Lost in Meditation acrylic and oil on pressboard

The onset of colder weather prompts James to leave his New York City home in Central Park, where he lives and sleeps outdoors. He travels by Greyhound bus to Santa Monica, California and soon barters with a local businessman to create a 16-foot mural. Filmmaker Jacobsohn, with his camera gear, joins the 45-year-old evangelist on the Coast to begin filming what turns into a yearlong, cross-country sojourn.

Pacific Bluffs / earlier version acrylic and oil on canvas

James envisions his work adorning the living room of the client’s high-rise apartment situated atop the coastal bluffs, overlooking the Pacific shore below. The mural is a striking fusion of water, earth, and sky. Uncomfortably, as the work takes shape, the painter and the businessman find that not only do their artistic visions differ, but their personalities and belief systems clash: The mural becomes a battlefield—their theater of war.

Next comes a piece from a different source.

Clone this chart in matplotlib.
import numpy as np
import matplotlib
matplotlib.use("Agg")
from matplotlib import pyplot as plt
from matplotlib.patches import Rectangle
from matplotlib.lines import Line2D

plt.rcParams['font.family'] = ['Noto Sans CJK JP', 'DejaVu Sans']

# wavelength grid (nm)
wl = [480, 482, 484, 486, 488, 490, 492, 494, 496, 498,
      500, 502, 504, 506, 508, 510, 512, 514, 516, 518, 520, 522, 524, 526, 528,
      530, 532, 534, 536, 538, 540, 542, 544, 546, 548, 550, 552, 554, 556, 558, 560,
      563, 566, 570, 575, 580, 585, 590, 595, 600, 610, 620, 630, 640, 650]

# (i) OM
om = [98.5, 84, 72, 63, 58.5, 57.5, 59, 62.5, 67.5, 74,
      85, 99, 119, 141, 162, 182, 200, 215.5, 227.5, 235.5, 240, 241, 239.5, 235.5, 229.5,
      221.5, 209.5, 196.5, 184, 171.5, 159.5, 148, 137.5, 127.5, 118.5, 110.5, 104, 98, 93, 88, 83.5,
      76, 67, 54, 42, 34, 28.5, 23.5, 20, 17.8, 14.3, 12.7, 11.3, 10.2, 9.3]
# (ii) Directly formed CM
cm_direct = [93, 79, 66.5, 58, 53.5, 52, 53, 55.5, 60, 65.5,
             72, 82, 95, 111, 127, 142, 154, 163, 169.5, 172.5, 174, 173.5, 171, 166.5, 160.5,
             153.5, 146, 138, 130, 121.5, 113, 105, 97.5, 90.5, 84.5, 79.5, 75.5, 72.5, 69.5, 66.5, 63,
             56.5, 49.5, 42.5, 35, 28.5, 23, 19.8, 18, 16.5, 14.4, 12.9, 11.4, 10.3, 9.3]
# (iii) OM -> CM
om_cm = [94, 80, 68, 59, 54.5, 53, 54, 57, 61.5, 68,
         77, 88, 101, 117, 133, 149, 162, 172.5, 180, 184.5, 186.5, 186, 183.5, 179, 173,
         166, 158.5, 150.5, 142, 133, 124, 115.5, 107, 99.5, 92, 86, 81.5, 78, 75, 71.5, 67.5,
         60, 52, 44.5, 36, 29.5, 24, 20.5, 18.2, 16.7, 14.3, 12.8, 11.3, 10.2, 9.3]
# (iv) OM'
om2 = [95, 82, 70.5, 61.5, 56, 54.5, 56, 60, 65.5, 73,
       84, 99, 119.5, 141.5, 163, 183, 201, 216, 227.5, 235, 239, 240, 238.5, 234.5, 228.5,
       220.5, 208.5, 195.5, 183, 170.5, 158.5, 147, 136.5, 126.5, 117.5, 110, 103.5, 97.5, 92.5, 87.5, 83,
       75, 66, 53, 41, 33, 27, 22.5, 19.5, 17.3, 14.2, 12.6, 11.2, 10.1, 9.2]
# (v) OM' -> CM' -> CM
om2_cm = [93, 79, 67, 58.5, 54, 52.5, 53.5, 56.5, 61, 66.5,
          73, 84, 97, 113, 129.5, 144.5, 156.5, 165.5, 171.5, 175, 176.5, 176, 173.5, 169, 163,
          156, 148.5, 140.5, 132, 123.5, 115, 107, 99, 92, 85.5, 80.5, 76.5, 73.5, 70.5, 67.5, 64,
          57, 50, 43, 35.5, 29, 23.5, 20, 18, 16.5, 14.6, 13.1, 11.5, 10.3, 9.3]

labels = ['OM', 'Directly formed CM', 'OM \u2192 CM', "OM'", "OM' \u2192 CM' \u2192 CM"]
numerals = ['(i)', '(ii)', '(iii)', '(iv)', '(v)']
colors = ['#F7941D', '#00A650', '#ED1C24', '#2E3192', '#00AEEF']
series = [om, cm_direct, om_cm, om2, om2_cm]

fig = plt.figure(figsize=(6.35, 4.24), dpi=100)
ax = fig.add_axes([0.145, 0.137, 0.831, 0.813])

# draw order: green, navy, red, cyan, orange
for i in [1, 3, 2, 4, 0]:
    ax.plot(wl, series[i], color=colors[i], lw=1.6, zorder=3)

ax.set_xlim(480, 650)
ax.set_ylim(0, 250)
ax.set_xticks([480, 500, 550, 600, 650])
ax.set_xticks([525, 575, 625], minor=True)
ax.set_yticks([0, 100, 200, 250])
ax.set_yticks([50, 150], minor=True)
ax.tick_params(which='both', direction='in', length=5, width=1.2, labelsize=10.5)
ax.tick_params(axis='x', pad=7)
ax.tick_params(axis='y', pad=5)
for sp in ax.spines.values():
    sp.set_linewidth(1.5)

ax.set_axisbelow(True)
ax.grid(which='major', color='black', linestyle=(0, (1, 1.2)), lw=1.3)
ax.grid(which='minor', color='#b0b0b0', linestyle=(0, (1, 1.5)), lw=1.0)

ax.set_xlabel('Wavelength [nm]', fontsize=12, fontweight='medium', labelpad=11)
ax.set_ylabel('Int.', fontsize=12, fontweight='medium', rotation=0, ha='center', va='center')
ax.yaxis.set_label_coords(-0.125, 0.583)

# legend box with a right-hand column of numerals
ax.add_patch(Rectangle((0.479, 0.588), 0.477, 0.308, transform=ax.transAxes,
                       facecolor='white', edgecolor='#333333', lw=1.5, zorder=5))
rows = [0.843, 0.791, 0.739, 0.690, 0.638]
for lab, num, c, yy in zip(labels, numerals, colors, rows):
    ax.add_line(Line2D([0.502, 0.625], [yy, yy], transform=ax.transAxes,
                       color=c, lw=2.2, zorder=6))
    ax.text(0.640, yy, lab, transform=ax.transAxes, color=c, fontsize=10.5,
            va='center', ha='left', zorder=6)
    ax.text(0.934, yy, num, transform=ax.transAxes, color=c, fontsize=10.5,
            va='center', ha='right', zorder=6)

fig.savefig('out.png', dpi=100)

The journey continues on to Baton Rouge, Louisiana, where James revisits the Family Worship Center of the Jimmy Swaggart Ministries. He is warmly received and his canvases are greatly admired. He plans to spend his winter refuge in the Florida Keys.

Shortly after his arrival in Key West a phone call from his estranged family beckons him home: After a ten-year absence, not unlike the Prodigal Son, James returns to his childhood Tulsa, Oklahoma for reconciliation. Yet, his restlessness soon draws him back to the streets of New York City.

Rooster acrylic on canvas with shell frame

With encouragement and financial support from Jacobsohn, James sets about procuring his first passport so that he may realize his dream of traveling in Europe. A vagabond existence has kept him invisible from the US Department of State. Fortunately his determination to claim his identity is rewarded, when filmmaker and painter jet to Paris.